- **Directions**
Restate the listing that follows word for word, without its pictures.

- **Data excerpt**

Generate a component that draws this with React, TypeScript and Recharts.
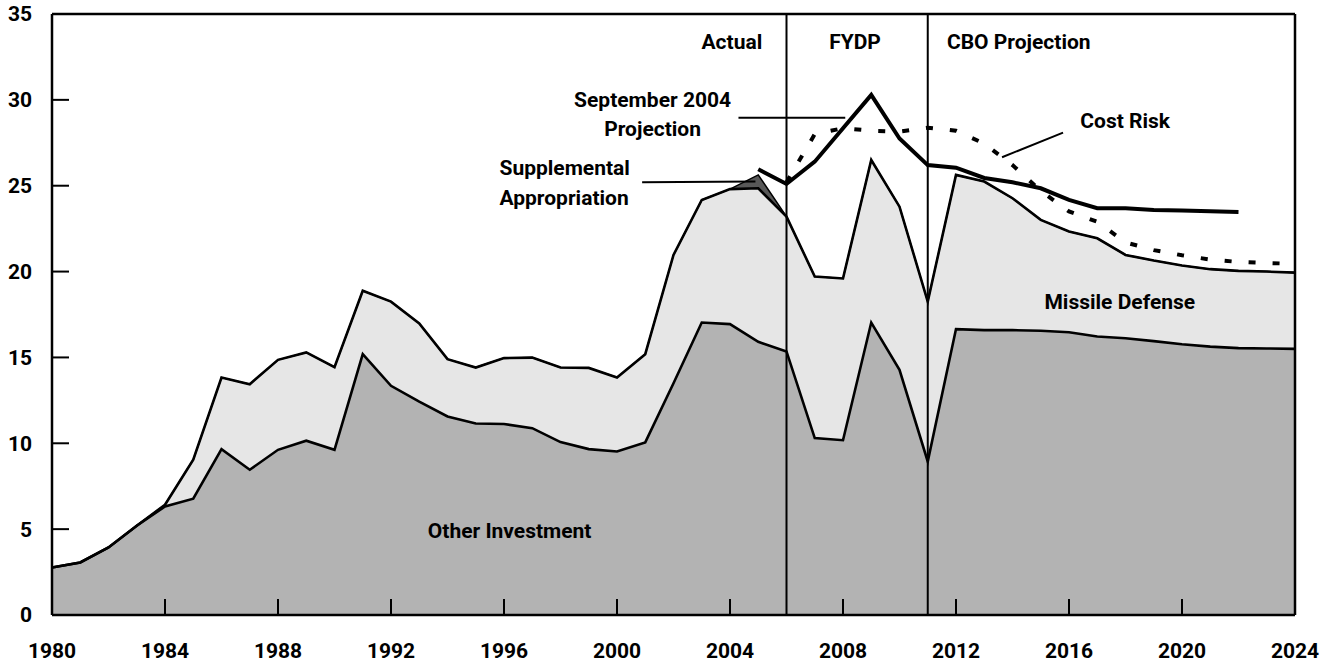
import {
  ComposedChart,
  Area,
  Line,
  Scatter,
  XAxis,
  YAxis,
  ReferenceLine,
  ReferenceDot,
} from 'recharts';

const years = Array.from({ length: 45 }, (_, i) => 1980 + i);

// billions of dollars
const otherInvestment = [
  2.77, 3.06, 3.93, 5.2, 6.32, 6.77, 9.66, 8.46, 9.62, 10.15,
  9.62, 15.19, 13.35, 12.43, 11.56, 11.15, 11.12, 10.88, 10.07, 9.66,
  9.52, 10.05, 13.5, 17.03, 16.94, 15.91, 15.35, 10.3, 10.18, 17.03,
  14.28, 8.94, 16.65, 16.59, 16.59, 16.55, 16.47, 16.22, 16.12, 15.95,
  15.77, 15.63, 15.54, 15.52, 15.5,
];

const missileDefense = [
  0, 0, 0, 0, 0.1, 2.27, 4.17, 4.98, 5.24, 5.14,
  4.81, 3.69, 4.9, 4.55, 3.34, 3.26, 3.84, 4.11, 4.34, 4.73,
  4.31, 5.14, 7.47, 7.14, 7.86, 8.94, 7.85, 9.41, 9.42, 9.47,
  9.5, 9.31, 8.98, 8.65, 7.68, 6.46, 5.86, 5.72, 4.85, 4.69,
  4.58, 4.51, 4.5, 4.48, 4.44,
];

const supplementalYears = [2004, 2005, 2006];
const supplemental = [0, 0.78, 0];

const sept2004Years = [
  2005, 2006, 2007, 2008, 2009, 2010, 2011, 2012, 2013, 2014,
  2015, 2016, 2017, 2018, 2019, 2020, 2021, 2022,
];
const sept2004 = [
  25.96, 25.1, 26.4, 28.35, 30.29, 27.75, 26.2, 26.05, 25.45, 25.2,
  24.85, 24.17, 23.69, 23.69, 23.59, 23.55, 23.51, 23.47,
];

const costRiskYears = [
  2006, 2007, 2008, 2009, 2010, 2011, 2012, 2013, 2014, 2015,
  2016, 2017, 2018, 2019, 2020, 2021, 2022, 2023, 2024,
];
const costRisk = [
  25.2, 28.0, 28.35, 28.2, 28.15, 28.38, 28.2, 27.45, 26.2, 24.7,
  23.5, 22.9, 21.7, 21.25, 20.95, 20.7, 20.56, 20.5, 20.45,
];

const xTicks = [1980, 1984, 1988, 1992, 1996, 2000, 2004, 2008, 2012, 2016, 2020, 2024];
const yTicks = [0, 5, 10, 15, 20, 25, 30, 35];

const data = years.map((year, i) => {
  const s = supplementalYears.indexOf(year);
  const p = sept2004Years.indexOf(year);
  const c = costRiskYears.indexOf(year);
  return {
    year,
    other: otherInvestment[i],
    missile: missileDefense[i],
    supp: s >= 0 ? supplemental[s] : 0,
    total: +(otherInvestment[i] + missileDefense[i]).toFixed(2),
    sept: p >= 0 ? sept2004[p] : null,
    cost: c >= 0 ? costRisk[c] : null,
  };
});

// positions of the inward tick marks, taken from the tick lists
const yTickMarks = yTicks.slice(1, -1).map((v) => ({ year: 1980, mark: v }));
const xTickMarks = xTicks.slice(1, -1).map((v) => ({ year: v, mark: 0 }));

const font = { fontFamily: 'Roboto, "Open Sans", sans-serif', fontWeight: 700, fontSize: 21, fill: '#000' };

const textShape = (text: string, anchor: 'start' | 'middle' | 'end') => (props: any) => (
  <text x={props.cx} y={props.cy} textAnchor={anchor} dominantBaseline="central" style={font}>
    {text}
  </text>
);

const hTick = (props: any) => (
  <path d={`M${props.cx},${props.cy}h17`} stroke="#000" strokeWidth={2} fill="none" />
);
const vTick = (props: any) => (
  <path d={`M${props.cx},${props.cy}v-16`} stroke="#000" strokeWidth={2} fill="none" />
);

export default function App() {
  return (
    <div style={{ position: 'absolute', left: 0, top: 0, background: '#fff' }}>
      <ComposedChart
        width={1331}
        height={664}
        data={data}
        margin={{ top: 14, right: 36, left: 0, bottom: 0 }}
      >
        <XAxis
          dataKey="year"
          type="number"
          domain={[1980, 2024]}
          ticks={xTicks}
          height={49}
          tickSize={0}
          tickMargin={28}
          tick={font}
          tickLine={false}
          axisLine={{ stroke: '#000', strokeWidth: 2.5 }}
        />
        <YAxis
          type="number"
          domain={[0, 35]}
          ticks={yTicks}
          width={52}
          tickSize={0}
          tickMargin={20}
          tick={font}
          tickLine={false}
          axisLine={{ stroke: '#000', strokeWidth: 2.5 }}
        />
        <Area dataKey="other" stackId="a" fill="#b3b3b3" fillOpacity={1} stroke="none" isAnimationActive={false} />
        <Area dataKey="missile" stackId="a" fill="#e6e6e6" fillOpacity={1} stroke="none" isAnimationActive={false} />
        <Area dataKey="supp" stackId="a" fill="#585858" fillOpacity={1} stroke="#000" strokeWidth={1.5} isAnimationActive={false} />
        <Line dataKey="other" stroke="#000" strokeWidth={2.6} dot={false} activeDot={false} isAnimationActive={false} />
        <Line dataKey="total" stroke="#000" strokeWidth={2.6} dot={false} activeDot={false} isAnimationActive={false} />
        <Scatter data={yTickMarks} dataKey="mark" shape={hTick} isAnimationActive={false} />
        <Scatter data={xTickMarks} dataKey="mark" shape={vTick} isAnimationActive={false} />
        <ReferenceLine y={35} stroke="#000" strokeWidth={2.5} />
        <ReferenceLine x={2024} stroke="#000" strokeWidth={2.5} />
        <ReferenceLine x={2006} stroke="#000" strokeWidth={2} />
        <ReferenceLine x={2011} stroke="#000" strokeWidth={2} />
        <Line dataKey="cost" stroke="#000" strokeWidth={4} strokeDasharray="7 17" dot={false} activeDot={false} isAnimationActive={false} />
        <Line dataKey="sept" stroke="#000" strokeWidth={4} strokeLinejoin="miter" dot={false} activeDot={false} isAnimationActive={false} />
        <ReferenceLine segment={[{ x: 2004.3, y: 28.96 }, { x: 2008.08, y: 28.96 }]} stroke="#000" strokeWidth={2} />
        <ReferenceLine segment={[{ x: 2000.89, y: 25.2 }, { x: 2004.9, y: 25.24 }]} stroke="#000" strokeWidth={2} />
        <ReferenceLine segment={[{ x: 2015.79, y: 28.09 }, { x: 2013.63, y: 26.66 }]} stroke="#000" strokeWidth={2} />
        <ReferenceDot x={2005.14} y={33.39} r={0} shape={textShape('Actual', 'end')} />
        <ReferenceDot x={2007.51} y={33.39} r={0} shape={textShape('FYDP', 'start')} />
        <ReferenceDot x={2011.68} y={33.39} r={0} shape={textShape('CBO Projection', 'start')} />
        <ReferenceDot x={2001.26} y={29.99} r={0} shape={textShape('September 2004', 'middle')} />
        <ReferenceDot x={2001.26} y={28.29} r={0} shape={textShape('Projection', 'middle')} />
        <ReferenceDot x={1995.84} y={26.02} r={0} shape={textShape('Supplemental', 'start')} />
        <ReferenceDot x={1995.84} y={24.27} r={0} shape={textShape('Appropriation', 'start')} />
        <ReferenceDot x={2016.4} y={28.78} r={0} shape={textShape('Cost Risk', 'start')} />
        <ReferenceDot x={2017.8} y={18.25} r={0} shape={textShape('Missile Defense', 'middle')} />
        <ReferenceDot x={1996.2} y={4.9} r={0} shape={textShape('Other Investment', 'middle')} />
      </ComposedChart>
    </div>
  );
}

- **Task answer**
Generate a component that draws this with React, TypeScript and Recharts.
import {
  ComposedChart,
  Area,
  Line,
  Scatter,
  XAxis,
  YAxis,
  ReferenceLine,
  ReferenceDot,
} from 'recharts';

const years = Array.from({ length: 45 }, (_, i) => 1980 + i);

// billions of dollars
const otherInvestment = [
  2.77, 3.06, 3.93, 5.2, 6.32, 6.77, 9.66, 8.46, 9.62, 10.15,
  9.62, 15.19, 13.35, 12.43, 11.56, 11.15, 11.12, 10.88, 10.07, 9.66,
  9.52, 10.05, 13.5, 17.03, 16.94, 15.91, 15.35, 10.3, 10.18, 17.03,
  14.28, 8.94, 16.65, 16.59, 16.59, 16.55, 16.47, 16.22, 16.12, 15.95,
  15.77, 15.63, 15.54, 15.52, 15.5,
];

const missileDefense = [
  0, 0, 0, 0, 0.1, 2.27, 4.17, 4.98, 5.24, 5.14,
  4.81, 3.69, 4.9, 4.55, 3.34, 3.26, 3.84, 4.11, 4.34, 4.73,
  4.31, 5.14, 7.47, 7.14, 7.86, 8.94, 7.85, 9.41, 9.42, 9.47,
  9.5, 9.31, 8.98, 8.65, 7.68, 6.46, 5.86, 5.72, 4.85, 4.69,
  4.58, 4.51, 4.5, 4.48, 4.44,
];

const supplementalYears = [2004, 2005, 2006];
const supplemental = [0, 0.78, 0];

const sept2004Years = [
  2005, 2006, 2007, 2008, 2009, 2010, 2011, 2012, 2013, 2014,
  2015, 2016, 2017, 2018, 2019, 2020, 2021, 2022,
];
const sept2004 = [
  25.96, 25.1, 26.4, 28.35, 30.29, 27.75, 26.2, 26.05, 25.45, 25.2,
  24.85, 24.17, 23.69, 23.69, 23.59, 23.55, 23.51, 23.47,
];

const costRiskYears = [
  2006, 2007, 2008, 2009, 2010, 2011, 2012, 2013, 2014, 2015,
  2016, 2017, 2018, 2019, 2020, 2021, 2022, 2023, 2024,
];
const costRisk = [
  25.2, 28.0, 28.35, 28.2, 28.15, 28.38, 28.2, 27.45, 26.2, 24.7,
  23.5, 22.9, 21.7, 21.25, 20.95, 20.7, 20.56, 20.5, 20.45,
];

const xTicks = [1980, 1984, 1988, 1992, 1996, 2000, 2004, 2008, 2012, 2016, 2020, 2024];
const yTicks = [0, 5, 10, 15, 20, 25, 30, 35];

const data = years.map((year, i) => {
  const s = supplementalYears.indexOf(year);
  const p = sept2004Years.indexOf(year);
  const c = costRiskYears.indexOf(year);
  return {
    year,
    other: otherInvestment[i],
    missile: missileDefense[i],
    supp: s >= 0 ? supplemental[s] : 0,
    total: +(otherInvestment[i] + missileDefense[i]).toFixed(2),
    sept: p >= 0 ? sept2004[p] : null,
    cost: c >= 0 ? costRisk[c] : null,
  };
});

// positions of the inward tick marks, taken from the tick lists
const yTickMarks = yTicks.slice(1, -1).map((v) => ({ year: 1980, mark: v }));
const xTickMarks = xTicks.slice(1, -1).map((v) => ({ year: v, mark: 0 }));

const font = { fontFamily: 'Roboto, "Open Sans", sans-serif', fontWeight: 700, fontSize: 21, fill: '#000' };

const textShape = (text: string, anchor: 'start' | 'middle' | 'end') => (props: any) => (
  <text x={props.cx} y={props.cy} textAnchor={anchor} dominantBaseline="central" style={font}>
    {text}
  </text>
);

const hTick = (props: any) => (
  <path d={`M${props.cx},${props.cy}h17`} stroke="#000" strokeWidth={2} fill="none" />
);
const vTick = (props: any) => (
  <path d={`M${props.cx},${props.cy}v-16`} stroke="#000" strokeWidth={2} fill="none" />
);

export default function App() {
  return (
    <div style={{ position: 'absolute', left: 0, top: 0, background: '#fff' }}>
      <ComposedChart
        width={1331}
        height={664}
        data={data}
        margin={{ top: 14, right: 36, left: 0, bottom: 0 }}
      >
        <XAxis
          dataKey="year"
          type="number"
          domain={[1980, 2024]}
          ticks={xTicks}
          height={49}
          tickSize={0}
          tickMargin={28}
          tick={font}
          tickLine={false}
          axisLine={{ stroke: '#000', strokeWidth: 2.5 }}
        />
        <YAxis
          type="number"
          domain={[0, 35]}
          ticks={yTicks}
          width={52}
          tickSize={0}
          tickMargin={20}
          tick={font}
          tickLine={false}
          axisLine={{ stroke: '#000', strokeWidth: 2.5 }}
        />
        <Area dataKey="other" stackId="a" fill="#b3b3b3" fillOpacity={1} stroke="none" isAnimationActive={false} />
        <Area dataKey="missile" stackId="a" fill="#e6e6e6" fillOpacity={1} stroke="none" isAnimationActive={false} />
        <Area dataKey="supp" stackId="a" fill="#585858" fillOpacity={1} stroke="#000" strokeWidth={1.5} isAnimationActive={false} />
        <Line dataKey="other" stroke="#000" strokeWidth={2.6} dot={false} activeDot={false} isAnimationActive={false} />
        <Line dataKey="total" stroke="#000" strokeWidth={2.6} dot={false} activeDot={false} isAnimationActive={false} />
        <Scatter data={yTickMarks} dataKey="mark" shape={hTick} isAnimationActive={false} />
        <Scatter data={xTickMarks} dataKey="mark" shape={vTick} isAnimationActive={false} />
        <ReferenceLine y={35} stroke="#000" strokeWidth={2.5} />
        <ReferenceLine x={2024} stroke="#000" strokeWidth={2.5} />
        <ReferenceLine x={2006} stroke="#000" strokeWidth={2} />
        <ReferenceLine x={2011} stroke="#000" strokeWidth={2} />
        <Line dataKey="cost" stroke="#000" strokeWidth={4} strokeDasharray="7 17" dot={false} activeDot={false} isAnimationActive={false} />
        <Line dataKey="sept" stroke="#000" strokeWidth={4} strokeLinejoin="miter" dot={false} activeDot={false} isAnimationActive={false} />
        <ReferenceLine segment={[{ x: 2004.3, y: 28.96 }, { x: 2008.08, y: 28.96 }]} stroke="#000" strokeWidth={2} />
        <ReferenceLine segment={[{ x: 2000.89, y: 25.2 }, { x: 2004.9, y: 25.24 }]} stroke="#000" strokeWidth={2} />
        <ReferenceLine segment={[{ x: 2015.79, y: 28.09 }, { x: 2013.63, y: 26.66 }]} stroke="#000" strokeWidth={2} />
        <ReferenceDot x={2005.14} y={33.39} r={0} shape={textShape('Actual', 'end')} />
        <ReferenceDot x={2007.51} y={33.39} r={0} shape={textShape('FYDP', 'start')} />
        <ReferenceDot x={2011.68} y={33.39} r={0} shape={textShape('CBO Projection', 'start')} />
        <ReferenceDot x={2001.26} y={29.99} r={0} shape={textShape('September 2004', 'middle')} />
        <ReferenceDot x={2001.26} y={28.29} r={0} shape={textShape('Projection', 'middle')} />
        <ReferenceDot x={1995.84} y={26.02} r={0} shape={textShape('Supplemental', 'start')} />
        <ReferenceDot x={1995.84} y={24.27} r={0} shape={textShape('Appropriation', 'start')} />
        <ReferenceDot x={2016.4} y={28.78} r={0} shape={textShape('Cost Risk', 'start')} />
        <ReferenceDot x={2017.8} y={18.25} r={0} shape={textShape('Missile Defense', 'middle')} />
        <ReferenceDot x={1996.2} y={4.9} r={0} shape={textShape('Other Investment', 'middle')} />
      </ComposedChart>
    </div>
  );
}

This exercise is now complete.